John Freeborn: 1919-2010
In a 2004 interview, an RAF hero recalled encounters with friends and enemies during the Battle of Britain.
- By Gavin Mortimer
- AirSpaceMag.com, September 03, 2010
Courtesy John Freeborn
(Page 2 of 2)
I didn’t give a damn about them, though of course I respected their flying skills. They had some good pilots. But they were Germans and they had to go. I sometimes gave pilots who had bailed out a little scare by firing close to their parachutes. It made me so angry to see the Luftwaffe dropping bombs on London, so I did what I could to prevent it. But of course, bombing civilians is the right way to win a war, not killing soldiers.
Describe your first kill.
It was a Messerschmitt 109. As soon as he saw me, he pushed his stick forward, which we [Spitfire pilots] couldn’t do because the engine would stop. So instead I rolled, went through some cloud, and came out behind him. I gave him a squirt or two and down he went straight into the cottage of an old farmer who was out plowing his fields. And I can see to this day the farmer standing there shaking his fist at me.
An image has grown over time of Battle of Britain pilots always in the pub chasing girls when not on duty. True?
We chased the girls all right, but we didn’t get paid enough to be in the pub every night. That’s the reason I never liked [Prime Minister Winston] Churchill; he refused to give us more money than the 14 shillings and tuppence a week. Nor was it true that all the pilots came from privileged backgrounds and went to private schools. We were a mix.
How did you relax off duty?
We played cards, and when we were stationed at Gravesend [in northwest Kent] we were billeted in Cobham Hall, this wonderful house that had once belonged to a wealthy family of aristocrats. They had a big library so we were allowed to borrow their books. But what we loved doing most of all was shooting the pheasants in the grounds of the hall.
What was the secret to successful night flying?
First, you had to have the feel of the airplane and the airplane had to have the feel of you. Landing was always the trickiest part of night flying. You’d come down watching your altimeter and your speed, then you’d see the glim lamps [marking the runway] because there wasn’t much else to see at West Malling [airfield]. Then the wheels come down, reduce speed to about 90 mph, close the throttle, and drop to the ground. Luckily the Spitfire behaved itself very well.
What made a good Spitfire pilot?
Practicing all the time. Sounds daft, but it was hard to get some blokes to practice. I used to tell them, “Get in the air,” but they didn’t want to. But luck came into it, too, particularly in shooting down the enemy. That’s why it didn’t bother me, or anyone else in the squadron, if you weren’t successful during a sortie. You could only do what you could do.
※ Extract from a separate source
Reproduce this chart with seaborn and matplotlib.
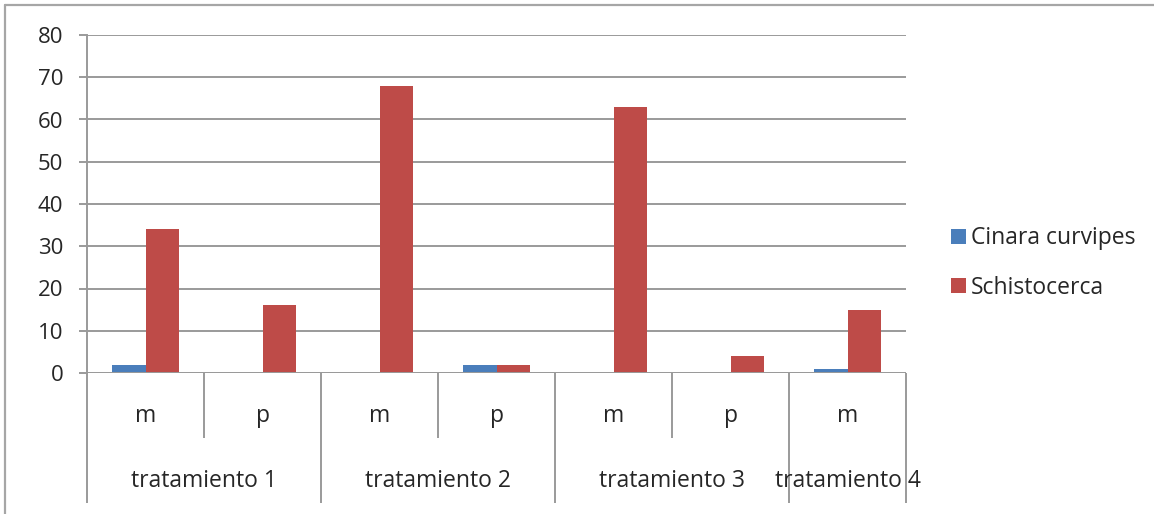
import matplotlib
matplotlib.use("Agg")
import matplotlib.pyplot as plt
from matplotlib.lines import Line2D
import matplotlib.transforms as mtransforms
import seaborn as sns
import pandas as pd

# Data
groups = ["tratamiento 1", "tratamiento 1", "tratamiento 2", "tratamiento 2",
          "tratamiento 3", "tratamiento 3", "tratamiento 4"]
subcats = ["m", "p", "m", "p", "m", "p", "m"]
cinara_curvipes = [2, 0, 0, 2, 0, 0, 1]
schistocerca = [34, 16, 68, 2, 63, 4, 15]
series_names = ["Cinara curvipes", "Schistocerca"]
yticks = [0, 10, 20, 30, 40, 50, 60, 70, 80]

keys = [f"{g}|{s}|{i}" for i, (g, s) in enumerate(zip(groups, subcats))]
df = pd.DataFrame({
    "key": keys * 2,
    "value": cinara_curvipes + schistocerca,
    "serie": [series_names[0]] * len(keys) + [series_names[1]] * len(keys),
})

sns.set_theme(style="white")
plt.rcParams["font.family"] = ["Open Sans", "DejaVu Sans"]

GRID = "#9a9a9a"
TXT = "#262626"
FS = 16.5
FS_TICK = 16
palette = {series_names[0]: "#4A7EBB", series_names[1]: "#BE4B48"}

fig = plt.figure(figsize=(11.54, 5.14), dpi=100)
ax = fig.add_axes([87 / 1154, 1 - 373 / 514, (906 - 87) / 1154, (373 - 35) / 514])

sns.barplot(data=df, x="key", y="value", hue="serie", order=keys,
            hue_order=series_names, palette=palette, width=0.57,
            saturation=1, edgecolor="none", linewidth=0, ax=ax, legend=False)

ax.set_xlim(-0.5, len(keys) - 0.5)
ax.set_ylim(0, 80)
ax.set_yticks(yticks)
ax.set_yticklabels([str(v) for v in yticks], fontsize=FS_TICK, color=TXT)
ax.yaxis.grid(True, color=GRID, linewidth=1.4)
ax.set_axisbelow(True)
ax.tick_params(axis="y", direction="out", length=6, width=1.4, color=GRID, pad=11, left=True)
ax.tick_params(axis="x", bottom=False, labelbottom=False)
ax.set_xlabel("")
ax.set_ylabel("")
for side in ["top", "right", "bottom"]:
    ax.spines[side].set_visible(False)
ax.spines["left"].set_color(GRID)
ax.spines["left"].set_linewidth(1.4)
ax.axhline(0, color=GRID, linewidth=1.4, zorder=3)

# Two-level category axis below the plot
trans = mtransforms.blended_transform_factory(ax.transData, ax.transAxes)
ax_h_px = 373 - 35
y_inner = -(438 - 373) / ax_h_px
y_outer = -(503 - 373) / ax_h_px
y_sub = -(416 - 373) / ax_h_px
y_grp = -(481 - 373) / ax_h_px

for i, s in enumerate(subcats):
    ax.text(i, y_sub, s, transform=trans, ha="center", va="center", fontsize=FS, color=TXT)

edges = list(range(len(keys) + 1))
for e in edges:
    x = e - 0.5
    if e == 0 or e == len(keys) or groups[e] != groups[e - 1]:
        y_end = y_outer
    else:
        y_end = y_inner
    ax.plot([x, x], [0, y_end], transform=trans, color=GRID, linewidth=1.4,
            clip_on=False, solid_capstyle="butt")

start = 0
for i in range(1, len(groups) + 1):
    if i == len(groups) or groups[i] != groups[start]:
        center = (start + i - 1) / 2
        ax.text(center, y_grp, groups[start], transform=trans, ha="center", va="center",
                fontsize=FS, color=TXT)
        start = i

# Legend
handles = [plt.Rectangle((0, 0), 1, 1, facecolor=palette[n], edgecolor="none") for n in series_names]
fig.legend(handles, series_names, loc="center left", bbox_to_anchor=(930 / 1154, 1 - 263 / 514),
           frameon=False, fontsize=FS, labelcolor=TXT, handlelength=0.65, handleheight=0.65,
           handletextpad=0.25, labelspacing=1.1)

# Chart frame
fig.add_artist(Line2D([5 / 1154, 1], [1 - 5 / 514, 1 - 5 / 514], color="#a6a6a6", linewidth=1.6))
fig.add_artist(Line2D([5 / 1154, 5 / 1154], [0, 1 - 5 / 514], color="#a6a6a6", linewidth=1.6))

fig.savefig("out.png", dpi=100, facecolor="white")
Any other memories that stand out?
It was May 1941 and one of the squadron, Roger Boulding, shot down a Heinkel during a heavy air raid, and it came down intact quite close to West Malling. So the next day we went round to see what we could pinch. Roger took the dingy and I went for the camera that the Heinkel had. I was busy with a hammer and chisel trying to pry it off when I felt a tap on the shoulder. I turned round and said to this fellow, “What do you want?” He explained that he was a flight sergeant from Farnborough sent to retrieve the aircraft for further examination. I told him he was too late, to which he replied: “Hasn’t it occurred to you that the Germans might have put a small explosive charge in the sight to surprise souvenir hunters like you?” I let him have the thing!